ATHENES: A quelques minutes seulement du rivage de l'île grecque de Kos, Tchinda, un migrant camerounais, raconte avoir été intercepté avec 30 demandeurs d'asile, puis refoulé vers la Turquie par des garde-côtes grecs "armés", lors d'un nouvel épisode de refoulements illégaux dont la Grèce est accusée.
"Un premier navire militaire nous a barré la route, puis il a été rejoint par deux plus petits bateaux, de type Zodiac. Les garde-côtes (grecs) étaient armés et nous criaient de rentrer chez nous", raconte Tchinda, interrogé à plusieurs reprises entre le 1er et le 8 juillet par téléphone.
Le Camerounais de 39 ans et sa compagne Benita ont été bloqués le 10 juin dernier à l'approche de l'île égéenne de Kos, avec vingt-neuf autres migrants, et renvoyés vers Datça dans la province turque de Muğla.
Sur des vidéos d'une durée d'environ 20 minutes, transmises par l'exilé camerounais, des garde-côtes armés de mitraillettes et barres de fer entourent le canot. "Ils ont vu que nous les filmions et n'ont pas osé nous frapper", estime Tchinda.
"Ensuite, les bateaux ont créé des vagues pour nous éloigner vers les eaux turques.
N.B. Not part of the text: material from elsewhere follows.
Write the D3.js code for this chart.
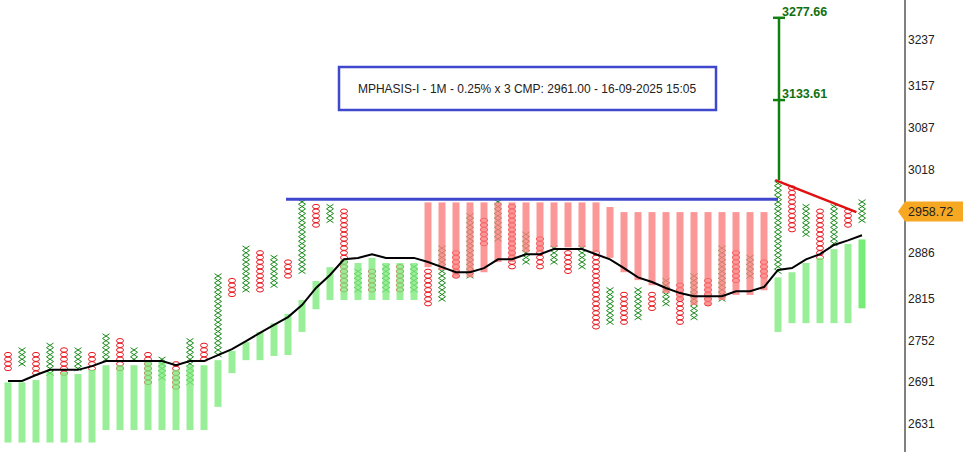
<!DOCTYPE html>
<html>
<head>
<meta charset="utf-8">
<script src="https://cdn.jsdelivr.net/npm/d3@7"></script>
<style>
body { margin: 0; background: #fff; }
text { font-family: "Liberation Sans", Arial, sans-serif; }
</style>
</head>
<body>
<script>
let w = 963;
let h = 452;
// box numbers above base price 2631, box size 0.25%
let basePrice = 2631;
let boxPct = 0.0025;
let colType = ["O","X","O","X","O","X","O","X","O","X","O","X","O","X","O","X","O","X","O","X",
               "O","X","O","X","O","X","O","X","O","X","O","X","O","X","O","X","O","X","O","X",
               "O","X","O","X","O","X","O","X","O","X","O","X","O","X","O","X","O","X","O","X",
               "O","X"];
let colTop = [15,16,15,17,16,16,15,19,18,16,15,14,13,18,17,32,31,38,37,36,35,48,47,47,46,33,33,34,34,34,
              33,38,37,45,44,48,47,41,40,38,37,38,37,29,28,29,28,31,30,32,31,38,37,36,35,52,51,47,46,47,46,48];
let colBot = [12,13,11,11,11,12,12,14,12,14,9,10,8,9,14,15,28,29,29,30,32,33,43,44,29,29,29,29,29,29,
              26,27,32,32,39,40,34,35,34,35,33,34,21,22,22,23,25,26,22,23,26,27,31,32,32,33,42,41,36,39,43,44];
let barTop = [9,9,9.5,11.2,11.2,10.8,11.7,12.7,12.7,12.7,13.6,13.4,11.7,12.7,12.7,13.8,15.8,17.7,19.9,21.8,23.8,26.8,30.9,33.9,35.6,34.8,35.9,34.8,34.8,34.8,
              47.9,47.9,47.9,47.9,47.9,47.9,47.9,47.9,47.9,47.9,47.9,47.9,47.9,46.9,45.8,45.8,45.8,45.8,45.8,45.8,45.8,45.8,45.8,45.8,45.8,
              31.7,32.8,34.8,35.9,37.8,38.9,39.9];
let barBot = [-4,-4,-4,-4,-4,-4,-4,-1.3,-1.3,-1.3,-1.3,-1.3,-1.3,-1.3,-1.3,3.7,11,13.8,13.8,14.7,14.9,19.9,24.8,26.8,26.8,26.8,26.8,26.8,26.8,26.8,
              33.9,33.3,31.7,31.7,32.8,35,35,37.1,37.1,38.2,38.2,38.2,37.1,35.9,32.8,31.1,30,28.3,26.8,25.7,25.7,26.8,27.9,27.9,28.9,
              19.9,21.8,21.8,21.8,21.8,21.8,25];
let barKind = "GGGGGGGGGGGGGGGGGGGGGGGGGGGGGGRRRRRRRRRRRRRRRRRRRRRRRRRGGGGGGL".split("");
let maLine = [9.3,9.3,10.6,11.7,11.7,11.7,12.5,13.6,13.6,13.6,13.6,13.6,12.7,13.6,13.6,14.9,16.2,17.9,19.7,21.4,23.1,25.7,29.4,32.2,35.6,35.9,36.7,35.9,35.9,35.9,
              35,33.9,32.8,32.8,33.7,35.6,35.6,36.7,36.7,37.8,37.8,37.8,36.7,35.6,33.7,31.7,30.7,29.4,28.3,27.6,27.6,27.6,28.7,28.7,29.6,
              33.3,33.7,35.6,36.7,38.7,39.7,40.8];
let tickPrices = [3237,3157,3087,3018,2886,2815,2752,2691,2631];
let resistanceBox = 48.6;
let trendStart = [54.8, 52.7];
let trendEnd = [60.6, 45.8];
let targets = [3277.66, 3133.61];
let targetCol = 55;
let cmp = 2958.72;
let title = "MPHASIS-I - 1M - 0.25% x 3 CMP: 2961.00 - 16-09-2025 15:05";

let toBox = p => Math.log(p / basePrice) / Math.log(1 + boxPct);

let svg = d3.select("body").append("svg").attr("width", w).attr("height", h);
let x = d3.scaleLinear().domain([0, 61]).range([8, 862]);
let y = d3.scaleLinear().domain([0, 83]).range([424, 40]);

// markers
let cols = colType.map((t, i) => ({t, i, top: colTop[i], bot: colBot[i]}));
cols.forEach(c => {
  let boxes = d3.range(c.bot, c.top + 1);
  let g = svg.append("g");
  if (c.t === "X") {
    boxes.forEach(b => {
      let cx = x(c.i), cy = y(b);
      g.append("path")
       .attr("d", `M${cx-3.5},${cy-2.3}L${cx+3.5},${cy+2.3}M${cx+3.5},${cy-2.3}L${cx-3.5},${cy+2.3}`)
       .attr("stroke", "#1a8a1a").attr("stroke-width", 1);
    });
  } else {
    g.selectAll("ellipse").data(boxes).enter().append("ellipse")
     .attr("cx", x(c.i)).attr("cy", b => y(b))
     .attr("rx", 3.5).attr("ry", 2.2)
     .attr("fill", "none").attr("stroke", "#e8141c").attr("stroke-width", 1);
  }
});

// bars
let barColor = {G: "#7eeb7e", R: "#fb7d7d", L: "#55e855"};
svg.selectAll("rect.bar")
   .data(barKind)
   .enter()
   .append("rect")
   .attr("class", "bar")
   .attr("x", (d, i) => x(i) - 3.5)
   .attr("width", 7)
   .attr("y", (d, i) => y(barTop[i]))
   .attr("height", (d, i) => y(barBot[i]) - y(barTop[i]))
   .attr("fill", d => barColor[d])
   .attr("opacity", 0.8);

// moving average
svg.append("path")
   .datum(maLine)
   .attr("d", d3.line().x((d, i) => x(i)).y(d => y(d)))
   .attr("fill", "none").attr("stroke", "#000").attr("stroke-width", 2);

// resistance line
svg.append("line")
   .attr("x1", x(20) - 2).attr("x2", x(targetCol))
   .attr("y1", y(resistanceBox)).attr("y2", y(resistanceBox))
   .attr("stroke", "#3f48cc").attr("stroke-width", 3);

// trend line
svg.append("line")
   .attr("x1", x(trendStart[0])).attr("y1", y(trendStart[1]))
   .attr("x2", x(trendEnd[0])).attr("y2", y(trendEnd[1]))
   .attr("stroke", "#e01010").attr("stroke-width", 2.5);

// target line
let tx = x(targetCol) + 1;
svg.append("line")
   .attr("x1", tx).attr("x2", tx)
   .attr("y1", y(toBox(targets[0])) + 1).attr("y2", y(trendStart[1]))
   .attr("stroke", "#108010").attr("stroke-width", 2.5);
targets.forEach((t, k) => {
  let ty = y(toBox(t)) + (k === 0 ? 1 : 0);
  svg.append("line").attr("x1", tx - 6).attr("x2", tx + 6).attr("y1", ty).attr("y2", ty)
     .attr("stroke", "#108010").attr("stroke-width", 2.5);
  svg.append("text").attr("x", tx + 3).attr("y", ty - 2 + (k === 0 ? 0 : 0))
     .attr("font-size", 12.5).attr("font-weight", "bold").attr("fill", "#107010")
     .text(t.toFixed(2));
});

// axis
let axisX = 905;
svg.append("line").attr("x1", axisX).attr("x2", axisX).attr("y1", 0).attr("y2", h)
   .attr("stroke", "#000").attr("stroke-width", 1);
svg.selectAll("text.tick")
   .data(tickPrices)
   .enter()
   .append("text")
   .attr("class", "tick")
   .attr("x", axisX + 3)
   .attr("y", d => y(toBox(d)) + 4)
   .attr("font-size", 12)
   .attr("fill", "#222")
   .text(d => d);

// price tag
let cy = y(toBox(cmp)) + 5;
svg.append("path")
   .attr("d", `M${axisX - 7},${cy} L${axisX},${cy - 10} L${w},${cy - 10} L${w},${cy + 10} L${axisX},${cy + 10} Z`)
   .attr("fill", "#f7a823");
svg.append("text").attr("x", axisX + 3).attr("y", cy + 4.5)
   .attr("font-size", 12.5).attr("fill", "#222").text(cmp.toFixed(2));

// title box
svg.append("rect").attr("x", 339).attr("y", 67).attr("width", 377).attr("height", 43)
   .attr("fill", "#fff").attr("stroke", "#3f48cc").attr("stroke-width", 2.5);
svg.append("text").attr("x", 527).attr("y", 93).attr("text-anchor", "middle")
   .attr("font-size", 12).attr("fill", "#222").text(title);
</script>
</body>
</html>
Heureusement, personne n’est tombée à l’eau mais cela aurait pu être très dangereux", confie-t-il.
Dans un communiqué du 11 juin, les garde-côtes turcs confirment avoir récupéré les 31 migrants la veille vers 12h55.
Depuis plusieurs mois, médias et ONG publient des enquêtes sur les renvois forcés de migrants présents sur le territoire grec ou dans les eaux grecques vers la Turquie.
Le gouvernement grec n'a cessé de nier ces accusations.
Entre janvier 2020 et mars 2021, le Haut-Commissariat aux Réfugiés de l'ONU (HCR) a documenté environ 300 incidents signalés d’expulsions illégales autour des îles de la mer Égée et de la frontière terrestre de l’Evros.
Expulsée après son arrestation à Lesbos
Le 29 novembre 2020, Ange, une jeune Burundaise racontait avoir été renvoyée de force en Turquie sur un radeau de survie, avec 28 autres migrants, depuis l'île grecque de Lesbos, sans pouvoir déposer sa demande d'asile.
Son témoignage avait été recueilli par plusieurs ONG, dont le Greek Helsinki Monitor, qui ont porté plainte le 21 mai auprès de la Cour de justice européenne contre Frontex, l'agence de surveillance des frontières de l'UE, qu'elles accusent aussi de "violations graves et persistantes des droits fondamentaux".
Ange et un mineur congolais ont dit avoir été "agressés, volés", "détenus" à leur arrivée sur l'île de Lesbos, puis "expulsés collectivement et finalement abandonnés sur des radeaux, sans moteur, ni eau, ni nourriture".
Le 6 juillet dernier, Ange est parvenue à regagner la Grèce, cette fois en débarquant sur l'île de Samos avec une vingtaine d'autres personnes, selon son avocat Panayote Dimitras.
Après s'être cachée dans les bois pendant plusieurs heures, la jeune Burundaise a contacté son avocat qui a écrit au HCR, à la direction du camp et à la police, pour s'assurer que cette fois elle ne serait pas renvoyée de force vers la Turquie.
Après une période de quarantaine dans le camp, Ange "sera enregistrée auprès des autorités et pourra déposer sa demande d'asile", a précisé Me Dimitras.
"Le danger pour les demandeurs d'asile qui arrivent actuellement en Grèce est d’être refoulés vers la Turquie juste après leur arrestation par les forces de l'ordre qui peuvent les cacher quelques heures et prétendre ainsi qu'ils n'ont jamais été sur l’île" poursuit l'avocat.
«Je rejette le concept de refoulement»
Le 3 mai, la commissaire aux droits de l'Homme du Conseil de l'Europe Dunja Mijatovic a exhorté le gouvernement grec, à mettre fin "instamment" aux refoulements en violation de "l’article 3 de la Convention européenne des droits de l’homme" et de la Convention des Nations unies sur les réfugiés.
Démentant à nouveau catégoriquement les allégations de retours forcés de migrants, le Premier ministre grec Kyriakos Mitsotakis a "rejeté le concept de refoulement. Ce mot n'existe pas dans mon vocabulaire", a-t-il dit début juillet dans un entretien au journal grec Kathimerini.
"Lorsque nous voyons une barque arriver (...) nous allons faire tout ce que nous pouvons pour que cette barque retourne d'où elle vient", a ajouté le Premier ministre.
"Les garde-côtes grecs ne sont pas un service d'accueil des réfugiés et des migrants. Ils sont là pour garder nos frontières", a-t-il conclu.